Light box
Light box
A controlled-illumination enclosure for photographing and grading gemstones
A light box, in the gem and jewellery context, is a small enclosed photographic environment with diffused interior illumination, used to photograph gemstones and finished jewellery under consistent and controllable lighting. The box typically has white or grey walls, a translucent diffusion layer between the light sources and the subject, and one or more openings for the camera. Both LED and fluorescent illumination are used, with LED predominating in current practice for its colour-temperature consistency and low heat output.

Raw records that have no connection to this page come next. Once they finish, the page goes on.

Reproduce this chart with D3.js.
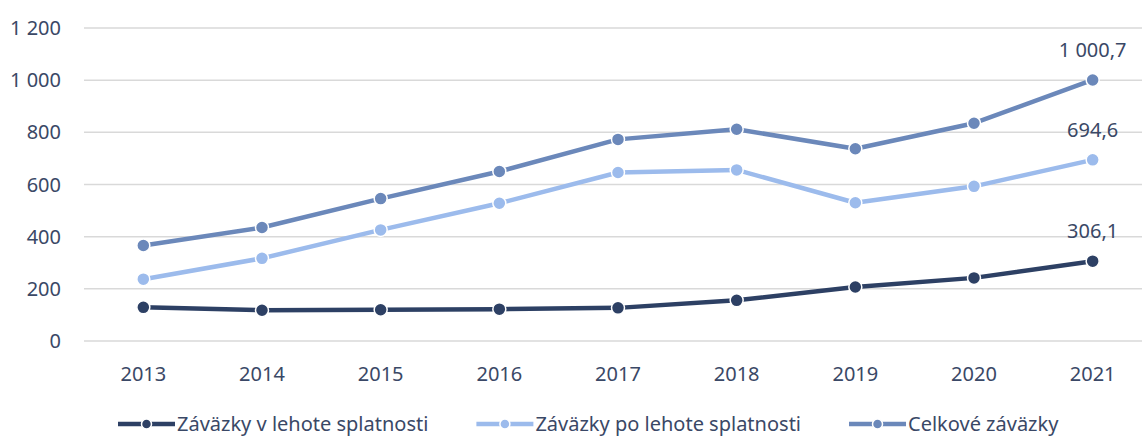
<!DOCTYPE html>
<html>
<head>
<meta charset="utf-8">
<script src="https://cdn.jsdelivr.net/npm/d3@7"></script>
<style>
  body { margin: 0; background: #fff; }
  svg text { font-family: "Noto Sans", "Open Sans", sans-serif; fill: #3a4866; }
</style>
</head>
<body>
<div id="chart"></div>
<script>
// data
var years = ["2013", "2014", "2015", "2016", "2017", "2018", "2019", "2020", "2021"];
var vLehote = [129, 118, 120, 122, 127, 156, 207, 242, 306.1];
var poLehote = [237, 317, 426, 528, 646, 656, 530, 593, 694.6];
var celkove = [366, 435, 546, 650, 773, 812, 737, 835, 1000.7];
var seriesNames = ["Záväzky v lehote splatnosti", "Záväzky po lehote splatnosti", "Celkové záväzky"];
var yTicks = [0, 200, 400, 600, 800, 1000, 1200];

var colors = ["#2d4064", "#9cbbec", "#6b88ba"];
var series = [vLehote, poLehote, celkove];

var W = 1142, H = 436;
var plotLeft = 84, plotRight = 1152, plotTop = 28, plotBottom = 341;

var svg = d3.select("#chart").append("svg")
    .attr("width", W)
    .attr("height", H);

var x = d3.scaleBand().domain(years).range([plotLeft, plotRight]);
var y = d3.scaleLinear().domain([0, 1200]).range([plotBottom, plotTop]);

function fmt(v) {
    // czech style: space thousands, comma decimal
    var s = d3.format(",.1f")(v);
    return s.replace(/,/g, " ").replace(".", ",");
}

// gridlines
svg.append("g").selectAll("line").data(yTicks).enter().append("line")
    .attr("x1", plotLeft).attr("x2", W)
    .attr("y1", function(d) { return y(d); })
    .attr("y2", function(d) { return y(d); })
    .style("stroke", "#d9d9d9")
    .style("stroke-width", 1.5);

// y labels
svg.append("g").selectAll("text").data(yTicks).enter().append("text")
    .attr("x", 61)
    .attr("y", function(d) { return y(d); })
    .attr("dy", "0.35em")
    .attr("text-anchor", "end")
    .style("font-size", "20px")
    .text(function(d) { return d3.format(",")(d).replace(/,/g, " "); });

// x labels
svg.append("g").selectAll("text").data(years).enter().append("text")
    .attr("x", function(d) { return x(d) + x.bandwidth() / 2; })
    .attr("y", 381)
    .attr("text-anchor", "middle")
    .style("font-size", "20px")
    .text(function(d) { return d; });

var line = d3.line()
    .x(function(d, i) { return x(years[i]) + x.bandwidth() / 2; })
    .y(function(d) { return y(d); });

// lines, top series drawn last
series.forEach(function(vals, k) {
    var g = svg.append("g");
    g.append("path")
        .datum(vals)
        .attr("d", line)
        .style("fill", "none")
        .style("stroke", colors[k])
        .style("stroke-width", 4.5)
        .style("stroke-linejoin", "round");
    g.selectAll("circle").data(vals).enter().append("circle")
        .attr("cx", function(d, i) { return x(years[i]) + x.bandwidth() / 2; })
        .attr("cy", function(d) { return y(d); })
        .attr("r", 6.5)
        .style("fill", colors[k])
        .style("stroke", "#fff")
        .style("stroke-width", 1.5);
    // label on the last point
    var last = vals.length - 1;
    g.append("text")
        .attr("x", x(years[last]) + x.bandwidth() / 2)
        .attr("y", y(vals[last]) - 30)
        .attr("dy", "0.35em")
        .attr("text-anchor", "middle")
        .style("font-size", "20px")
        .text(fmt(vals[last]));
});

// legend
var legend = svg.append("g");
var lx = 118, ly = 424;
seriesNames.forEach(function(name, k) {
    var item = legend.append("g");
    item.append("line")
        .attr("x1", lx).attr("x2", lx + 57)
        .attr("y1", ly).attr("y2", ly)
        .style("stroke", colors[k])
        .style("stroke-width", 4.5);
    item.append("circle")
        .attr("cx", lx + 28.5).attr("cy", ly)
        .attr("r", 5)
        .style("fill", colors[k])
        .style("stroke", "#fff")
        .style("stroke-width", 1.5);
    var t = item.append("text")
        .attr("x", lx + 59)
        .attr("y", ly)
        .attr("dy", "0.35em")
        .style("font-size", "20px")
        .text(name);
    lx = lx + 59 + t.node().getComputedTextLength() + 48;
});
</script>
</body>
</html>
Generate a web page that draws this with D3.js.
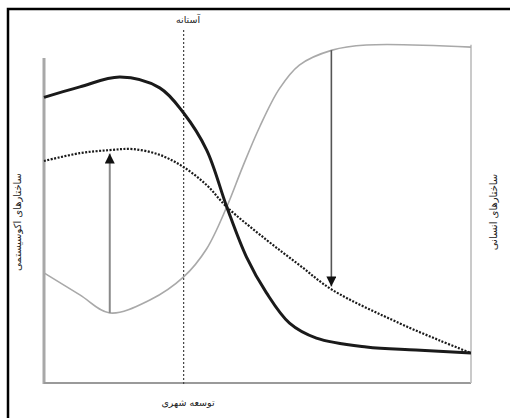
<!DOCTYPE html>
<html><head><meta charset="utf-8">
<script src="https://cdn.jsdelivr.net/npm/d3@7"></script>
<style>body{margin:0;background:#fff}svg{display:block}</style>
</head><body>
<script>
// Data (x: urban development 0-100, y: relative level 0-100)
const ecoStructureX   = [0, 8.4, 17.8, 27.1, 32.7, 38.1, 42.8, 47.4, 52.1, 57.5, 63.8, 75.5, 87.1, 100];
const ecoStructureY   = [84, 87.1, 90, 86.8, 79.4, 68.5, 51.8, 37.1, 26.5, 17.6, 13.2, 10.6, 9.7, 8.8];
const ecoFunctionX    = [0, 8.4, 15.4, 20.8, 27.1, 32.7, 38.1, 42.8, 52.1, 59.8, 67.5, 83.2, 92.5, 100];
const ecoFunctionY    = [65.3, 67.6, 68.5, 68.8, 67.1, 63.5, 58.2, 51.8, 42.1, 34.7, 27.4, 17.6, 12.6, 8.8];
const humanStructX    = [0, 8.4, 15.4, 24.8, 32.7, 38.1, 42.8, 46.5, 50.5, 55.1, 59.8, 67.5, 75.5, 100];
const humanStructY    = [32.4, 25.9, 20.6, 24.4, 31.2, 39.5, 51.8, 63.5, 75.3, 86.5, 93.5, 97.9, 99.4, 98.8];
const thresholdX      = 32.7;
const arrowUp         = {x: 15.4, from: 20.6, to: 67.5};
const arrowDown       = {x: 67.3, from: 97.9, to: 28.4};
const labelTop        = "آستانه";
const labelBottom     = "توسعه شهری";
const labelLeft       = "ساختارهای اکوسیستمی";
const labelRight      = "ساختارهای انسانی";

const W = 510, H = 418;
const svg = d3.select("body").append("svg").attr("width", W).attr("height", H);

const x = d3.scaleLinear().domain([0, 100]).range([44, 471]);
const y = d3.scaleLinear().domain([0, 100]).range([383, 43]);

// outer frame (extends past the right/bottom edges)
svg.append("rect").attr("x", 8).attr("y", 9).attr("width", W + 20).attr("height", H + 20)
  .attr("fill", "none").attr("stroke", "#000").attr("stroke-width", 2.5);

const defs = svg.append("defs");
defs.append("marker").attr("id", "tri").attr("viewBox", "0 0 10 10")
  .attr("refX", 10).attr("refY", 5).attr("markerWidth", 10).attr("markerHeight", 10)
  .attr("markerUnits", "userSpaceOnUse").attr("orient", "auto")
  .append("path").attr("d", "M0,0 L10,5 L0,10 Z").attr("fill", "#111");

// axes
svg.append("line").attr("x1", x(0)).attr("x2", x(0)).attr("y1", 58).attr("y2", y(0) + 1)
  .attr("stroke", "#a8a8a8").attr("stroke-width", 3);
svg.append("line").attr("x1", x(0)).attr("x2", x(100)).attr("y1", y(0)).attr("y2", y(0))
  .attr("stroke", "#9a9a9a").attr("stroke-width", 2);
svg.append("line").attr("x1", x(100)).attr("x2", x(100)).attr("y1", y(99.5)).attr("y2", y(0))
  .attr("stroke", "#bdbdbd").attr("stroke-width", 1.6);

// threshold
svg.append("line").attr("x1", x(thresholdX)).attr("x2", x(thresholdX)).attr("y1", 30).attr("y2", y(0) + 3)
  .attr("stroke", "#444").attr("stroke-width", 1.2).attr("stroke-dasharray", "2,2");

const line = d3.line().x(d => x(d[0])).y(d => y(d[1])).curve(d3.curveCatmullRom.alpha(0.5));

svg.append("path").datum(d3.zip(humanStructX, humanStructY)).attr("d", line)
  .attr("fill", "none").attr("stroke", "#a9a9a9").attr("stroke-width", 1.6);
svg.append("path").datum(d3.zip(ecoFunctionX, ecoFunctionY)).attr("d", line)
  .attr("fill", "none").attr("stroke", "#1a1a1a").attr("stroke-width", 2.2).attr("stroke-dasharray", "2,1.5");
svg.append("path").datum(d3.zip(ecoStructureX, ecoStructureY)).attr("d", line)
  .attr("fill", "none").attr("stroke", "#1a1a1a").attr("stroke-width", 3);

// arrows
svg.append("line").attr("x1", x(arrowUp.x)).attr("x2", x(arrowUp.x))
  .attr("y1", y(arrowUp.from)).attr("y2", y(arrowUp.to))
  .attr("stroke", "#8a8a8a").attr("stroke-width", 2).attr("marker-end", "url(#tri)");
svg.append("line").attr("x1", x(arrowDown.x)).attr("x2", x(arrowDown.x))
  .attr("y1", y(arrowDown.from)).attr("y2", y(arrowDown.to))
  .attr("stroke", "#555").attr("stroke-width", 1.6).attr("marker-end", "url(#tri)");

// labels
const font = "DejaVu Sans";
svg.append("text").attr("x", 188).attr("y", 23).attr("text-anchor", "middle")
  .attr("font-family", font).attr("font-size", 9.5).attr("fill", "#222").attr("direction", "rtl").text(labelTop);
svg.append("text").attr("x", 188).attr("y", 406).attr("text-anchor", "middle")
  .attr("font-family", font).attr("font-size", 9.5).attr("fill", "#222").attr("direction", "rtl").text(labelBottom);
svg.append("text").attr("transform", "translate(21,222) rotate(-90)").attr("text-anchor", "middle")
  .attr("font-family", font).attr("font-size", 10).attr("fill", "#222").attr("direction", "rtl").text(labelLeft);
svg.append("text").attr("transform", "translate(497,212) rotate(-90)").attr("text-anchor", "middle")
  .attr("font-family", font).attr("font-size", 10).attr("fill", "#222").attr("direction", "rtl").text(labelRight);
</script>
</body></html>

For the working trade light boxes serve two distinct functions. First, they provide a reproducible photographic setting for inventory imaging and online listings. The diffuse field eliminates harsh specular highlights, permits the gem's internal colour and dispersion to register accurately, and makes setting metals appear neutral rather than gold-cast or blue-cast. Second, light boxes calibrated to a defined colour temperature, typically 5000K to 6500K, support consistent colour grading of coloured stones, and are used by some gem labs and graders as an adjunct to formal grading lamps.
Distinct from a light box is the GIA DiamondDock or comparable diamond grading lamp, which is engineered to a specific spectral output for diamond colour grading. A general-purpose light box should not be substituted for a grading lamp where formal colour grading is being performed.